### Request
Set down, exactly as written, the lines from the top of the data to the line that holds "microbe_spike_k = [46, 47, 108, 180, 63, 57, 37]", and omit the pictures.

━━━━━━━━━━━━━━━━

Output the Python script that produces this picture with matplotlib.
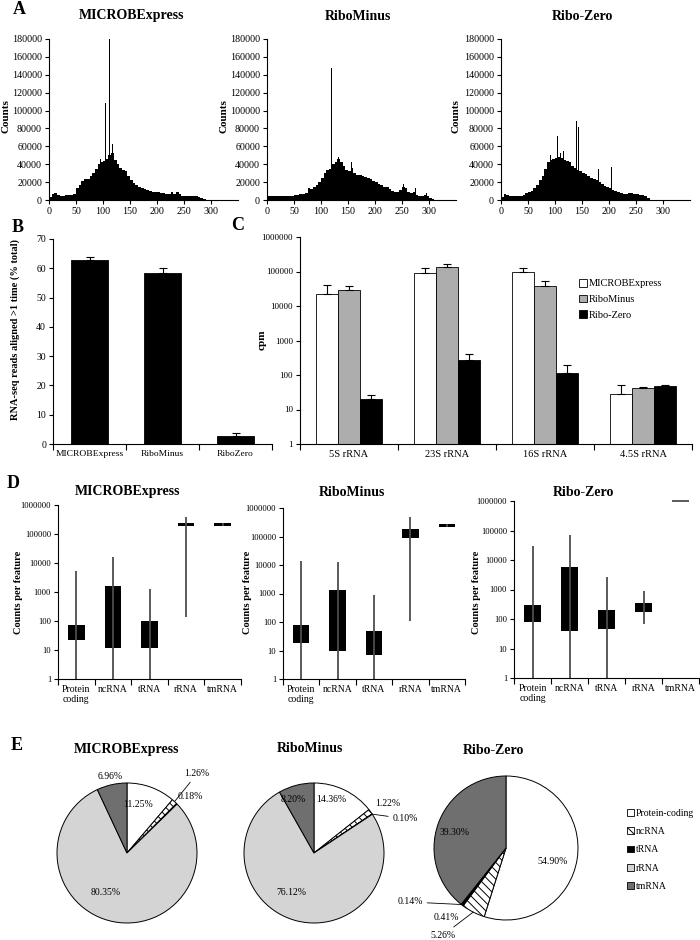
import numpy as np
import matplotlib
matplotlib.use("Agg")
import matplotlib.pyplot as plt
from matplotlib.patches import Patch

plt.rcParams["font.family"] = ["Liberation Serif", "DejaVu Serif"]
plt.rcParams["hatch.linewidth"] = 0.7
plt.rcParams["axes.linewidth"] = 0.8

# ---------------- data ----------------
# A: read-length histograms, 5-unit bins from 0 (counts in thousands)
microbe_hist_k = [3, 7, 8, 6, 5, 5, 6, 6, 6, 7,
                  13, 17, 21, 23, 24, 27, 30, 35, 40, 42,
                  44, 46, 50, 52, 45, 40, 36, 33, 32, 27,
                  22, 19, 17, 15, 13, 12, 11, 10, 9.5, 9,
                  8.5, 8, 7.5, 7, 7, 9, 7, 9, 7, 5,
                  5, 4.5, 4, 5, 4, 3, 2, 1]
microbe_spike_x = [95, 100, 105, 112, 117, 124, 141]
microbe_spike_k = [46, 47, 108, 180, 63, 57, 37]

minus_hist_k = [4, 5, 5, 4.5, 4.5, 4.5, 4.5, 4.5, 5, 5,
                5.5, 6, 6.5, 7, 8, 13, 12, 15, 17, 20,
                25, 30, 33, 35, 40, 42, 46, 42, 38, 33,
                32, 36, 30, 28, 28, 27, 26, 25, 23, 21,
                20, 18, 17, 15, 14, 12, 10, 9, 9, 11,
                15, 13, 9, 8, 9, 6, 5, 5, 6, 5,
                2, 1]
minus_spike_x = [120, 128, 133, 157, 226, 253, 275, 295]
minus_spike_k = [148, 122, 48, 43, 24, 18, 13, 8]

zero_hist_k = [3, 7, 6, 4, 4, 4, 4.5, 5, 6, 8,
               9, 10, 13, 17, 22, 27, 35, 42, 45, 46,
               47, 48, 47, 45, 44, 42, 38, 36, 34, 32,
               30, 29, 27, 25, 23, 22, 20, 18, 16, 14,
               13, 11, 10, 8.5, 7.5, 7, 7, 8, 8, 7,
               6.5, 6, 5.5, 5, 2, 0.5]
zero_spike_x = [85, 92, 98, 105, 110, 116, 140, 143, 148, 180, 205, 239]
zero_spike_k = [52, 50, 60, 71, 52, 55, 88, 82, 40, 35, 37, 11]

# B
b_labels = ["MICROBExpress", "RiboMinus", "RiboZero"]
b_values = [62.8, 58.3, 2.7]
b_err = [1.0, 1.7, 1.0]

# C
c_cats = ["5S rRNA", "23S rRNA", "16S rRNA", "4.5S rRNA"]
c_microbe = [22900, 91000, 97000, 29]
c_microbe_err = [17000, 35000, 29000, 21]
c_minus = [28400, 135000, 37000, 43]
c_minus_err = [8600, 27000, 15000, 2]
c_zero = [20.6, 277, 117, 47]
c_zero_err = [6.4, 121, 73, 3]

# D: box plots (whisker low, q1, q3, whisker high)
d_cats = ["Protein\ncoding", "ncRNA", "tRNA", "rRNA", "tmRNA"]
d_microbe_lo = [1, 1, 1, 142, 190000]
d_microbe_q1 = [22, 11.5, 11.5, 190000, 190000]
d_microbe_q3 = [73, 1550, 104, 235000, 245000]
d_microbe_hi = [5100, 15500, 1290, 380000, 245000]
d_minus_lo = [1, 1, 1, 110, 215000]
d_minus_q1 = [19, 9.8, 7, 87000, 215000]
d_minus_q3 = [80, 1300, 50, 190000, 265000]
d_minus_hi = [14000, 13000, 900, 500000, 265000]
d_zero_lo = [1, 1, 1, 69, 1e6]
d_zero_q1 = [78, 40, 46, 170, 1e6]
d_zero_q3 = [300, 5900, 204, 340, 1e6]
d_zero_hi = [29500, 69000, 2700, 890, 1e6]

# E: pies
e_labels = ["Protein-coding", "ncRNA", "tRNA", "rRNA", "tmRNA"]
e_microbe = [11.25, 1.26, 0.18, 80.35, 6.96]
e_minus = [14.36, 1.22, 0.10, 76.12, 8.20]
e_zero = [54.90, 5.26, 0.41, 0.14, 39.30]

# ---------------- figure ----------------
W, H = 700, 940
fig = plt.figure(figsize=(7, 9.4), dpi=100)


def add_ax(x0, y0, x1, y1):
    return fig.add_axes([x0 / W, 1 - y1 / H, (x1 - x0) / W, (y1 - y0) / H])


def ftext(x, y, s, **kw):
    fig.text(x / W, 1 - y / H, s, ha="center", va="center", **kw)


def style(ax):
    ax.spines["top"].set_visible(False)
    ax.spines["right"].set_visible(False)
    ax.tick_params(width=0.8, length=3, pad=2)


def cat_axis(ax, n, fs):
    ax.set_xlim(-0.5, n - 0.5)
    ax.set_xticks(np.arange(n))
    ax.set_xticks(np.arange(n + 1) - 0.5, minor=True)
    ax.tick_params(axis="x", which="major", length=0, labelsize=fs, pad=4)
    ax.tick_params(axis="x", which="minor", length=4, width=0.8)


def log_axis(ax, fs):
    ax.set_yscale("log")
    ax.set_ylim(1, 1e6)
    ticks = [1, 10, 100, 1000, 10000, 100000, 1000000]
    ax.set_yticks(ticks)
    ax.set_yticklabels([str(t) for t in ticks])
    ax.yaxis.set_minor_locator(matplotlib.ticker.NullLocator())
    ax.tick_params(axis="y", labelsize=fs)


# A
hist_sets = [
    ("MICROBExpress", microbe_hist_k, microbe_spike_x, microbe_spike_k, 49, 132, 6),
    ("RiboMinus", minus_hist_k, minus_spike_x, minus_spike_k, 267, 358, 224),
    ("Ribo-Zero", zero_hist_k, zero_spike_x, zero_spike_k, 501, 582, 456),
]
for title, vals, sx, sk, x0, tx, lx in hist_sets:
    ax = add_ax(x0, 39, x0 + 189, 200)
    starts = 5 * np.arange(len(vals))
    ax.bar(starts, np.array(vals) * 1000, width=5, align="edge", color="black", linewidth=0)
    ax.bar(sx, np.array(sk) * 1000, width=1.3, color="black", linewidth=0)
    ax.set_xlim(0, 350)
    ax.set_ylim(0, 180000)
    ax.set_xticks(range(0, 301, 50))
    ax.set_yticks(range(0, 180001, 20000))
    style(ax)
    ax.tick_params(labelsize=7.2)
    ftext(tx, 16, title, fontsize=10, fontweight="bold")
    ftext(lx, 116, "Counts", fontsize=8, fontweight="bold", rotation=90)
ftext(19, 9, "A", fontsize=13, fontweight="bold")

# B
ax = add_ax(53, 239, 272, 444)
xb = np.arange(len(b_values))
ax.bar(xb, b_values, width=0.52, color="black", edgecolor="black", linewidth=0.6)
ax.errorbar(xb, b_values, yerr=[np.zeros(len(b_err)), b_err], fmt="none",
            ecolor="black", elinewidth=0.8, capsize=3, capthick=0.8)
ax.set_ylim(0, 70)
ax.set_yticks(range(0, 71, 10))
style(ax)
cat_axis(ax, 3, 6.8)
ax.set_xticklabels(b_labels)
ax.tick_params(axis="y", labelsize=7)
ftext(18, 228, "B", fontsize=13, fontweight="bold")
ftext(15, 330, "RNA-seq reads aligned >1 time (% total)", fontsize=7.5,
      fontweight="bold", rotation=90)

# C
ax = add_ax(300, 237, 692, 444)
xc = np.arange(len(c_cats))
bw = 0.225
series = [(c_microbe, c_microbe_err, "white", "MICROBExpress"),
          (c_minus, c_minus_err, "#adadad", "RiboMinus"),
          (c_zero, c_zero_err, "black", "Ribo-Zero")]
for i, (vals, err, col, lab) in enumerate(series):
    pos = xc + (i - 1) * bw
    ax.bar(pos, vals, width=bw, color=col, edgecolor="black", linewidth=0.6, label=lab)
    ax.errorbar(pos, vals, yerr=[np.zeros(len(err)), err], fmt="none",
                ecolor="black", elinewidth=0.8, capsize=3, capthick=0.8)
log_axis(ax, 6.5)
style(ax)
cat_axis(ax, 4, 7.5)
ax.set_xticklabels(c_cats)
ax.legend(loc="upper left", bbox_to_anchor=(574 / W, 1 - 274 / H),
          bbox_transform=fig.transFigure, frameon=False, fontsize=7.5,
          handlelength=0.7, handleheight=0.7, handletextpad=0.2,
          labelspacing=0.6, borderpad=0)
ftext(238, 226, "C", fontsize=13, fontweight="bold")
ftext(262, 340, "cpm", fontsize=8, fontweight="bold", rotation=90)

# D
box_sets = [
    ("MICROBExpress", d_microbe_lo, d_microbe_q1, d_microbe_q3, d_microbe_hi,
     (58, 505, 241, 679), 128, 19),
    ("RiboMinus", d_minus_lo, d_minus_q1, d_minus_q3, d_minus_hi,
     (283, 508, 465, 679), 352, 248),
    ("Ribo-Zero", d_zero_lo, d_zero_q1, d_zero_q3, d_zero_hi,
     (514, 501, 699, 678), 583, 476),
]
for title, lo, q1, q3, hi, box, tx, lx in box_sets:
    ax = add_ax(*box)
    pos = np.arange(len(d_cats))
    q1 = np.array(q1, dtype=float)
    q3 = np.array(q3, dtype=float)
    ax.vlines(pos, lo, hi, color="#4d4d4d", linewidth=1.3, clip_on=False)
    ax.bar(pos, q3 - q1, bottom=q1, width=0.45, color="black", linewidth=0)
    flat = q3 == q1
    ax.hlines(q1[flat], pos[flat] - 0.225, pos[flat] + 0.225, color="#4d4d4d",
              linewidth=1.3, clip_on=False)
    log_axis(ax, 6.2)
    style(ax)
    cat_axis(ax, 5, 7)
    ax.set_xticklabels(d_cats)
    ftext(tx, 492, title, fontsize=10, fontweight="bold")
    ftext(lx, 592, "Counts per feature", fontsize=7.5, fontweight="bold", rotation=90)
ftext(13, 484, "D", fontsize=13, fontweight="bold")

# E
pie_colors = ["white", "white", "black", "#d4d4d4", "#6f6f6f"]
pie_hatch = [None, "\\\\\\\\", None, None, None]
pie_sets = [
    ("MICROBExpress", e_microbe, (127, 853, 70), 127, 749,
     [(0.16, 0.69), (1.0, 1.13), (0.9, 0.8), (-0.3, -0.56), (-0.24, 1.09)],
     [False, True, False, False, False]),
    ("RiboMinus", e_minus, (314, 853, 70), 310, 749,
     [(0.25, 0.76), (1.06, 0.70), (1.3, 0.49), (-0.33, -0.56), (-0.3, 0.76)],
     [False, False, True, False, False]),
    ("Ribo-Zero", e_zero, (506, 848, 72), 493, 750,
     [(0.65, -0.19), (-0.875, -1.21), (-0.83, -0.96), (-1.33, -0.75), (-0.71, 0.21)],
     [False, True, False, True, False]),
]
for title, vals, (cx, cy, r), tx, ty, lpos, leader in pie_sets:
    half = 1.25 * r
    ax = add_ax(cx - half, cy - half, cx + half, cy + half)
    wedges, _ = ax.pie(vals, colors=pie_colors, startangle=90, counterclock=False,
                       wedgeprops=dict(edgecolor="black", linewidth=0.7))
    for w, h in zip(wedges, pie_hatch):
        if h:
            w.set_hatch(h)
    ax.set_xlim(-1.25, 1.25)
    ax.set_ylim(-1.25, 1.25)
    ax.set_aspect("equal")
    ax.axis("off")
    for w, v, p, lead in zip(wedges, vals, lpos, leader):
        s = "{:.2f}%".format(v)
        if lead:
            a = np.deg2rad((w.theta1 + w.theta2) / 2)
            ax.annotate(s, xy=(np.cos(a), np.sin(a)), xytext=p, fontsize=7,
                        ha="center", va="center",
                        arrowprops=dict(arrowstyle="-", lw=0.6, color="black",
                                        shrinkA=1, shrinkB=0))
        else:
            ax.text(p[0], p[1], s, fontsize=7, ha="center", va="center")
    ftext(tx, ty, title, fontsize=10, fontweight="bold")
ftext(17, 746, "E", fontsize=13, fontweight="bold")

handles = [Patch(facecolor=c, edgecolor="black", hatch=h, linewidth=0.6)
           for c, h in zip(pie_colors, pie_hatch)]
fig.legend(handles, e_labels, loc="upper left", bbox_to_anchor=(622 / W, 1 - 804 / H),
           frameon=False, fontsize=7, handlelength=0.7, handleheight=0.7,
           handletextpad=0.2, labelspacing=0.95, borderpad=0)

fig.savefig("out.png", dpi=100)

━━━━━━━━━━━━━━━━

### Written answer
Output the Python script that produces this picture with matplotlib.
import numpy as np
import matplotlib
matplotlib.use("Agg")
import matplotlib.pyplot as plt
from matplotlib.patches import Patch

plt.rcParams["font.family"] = ["Liberation Serif", "DejaVu Serif"]
plt.rcParams["hatch.linewidth"] = 0.7
plt.rcParams["axes.linewidth"] = 0.8

# ---------------- data ----------------
# A: read-length histograms, 5-unit bins from 0 (counts in thousands)
microbe_hist_k = [3, 7, 8, 6, 5, 5, 6, 6, 6, 7,
                  13, 17, 21, 23, 24, 27, 30, 35, 40, 42,
                  44, 46, 50, 52, 45, 40, 36, 33, 32, 27,
                  22, 19, 17, 15, 13, 12, 11, 10, 9.5, 9,
                  8.5, 8, 7.5, 7, 7, 9, 7, 9, 7, 5,
                  5, 4.5, 4, 5, 4, 3, 2, 1]
microbe_spike_x = [95, 100, 105, 112, 117, 124, 141]
microbe_spike_k = [46, 47, 108, 180, 63, 57, 37]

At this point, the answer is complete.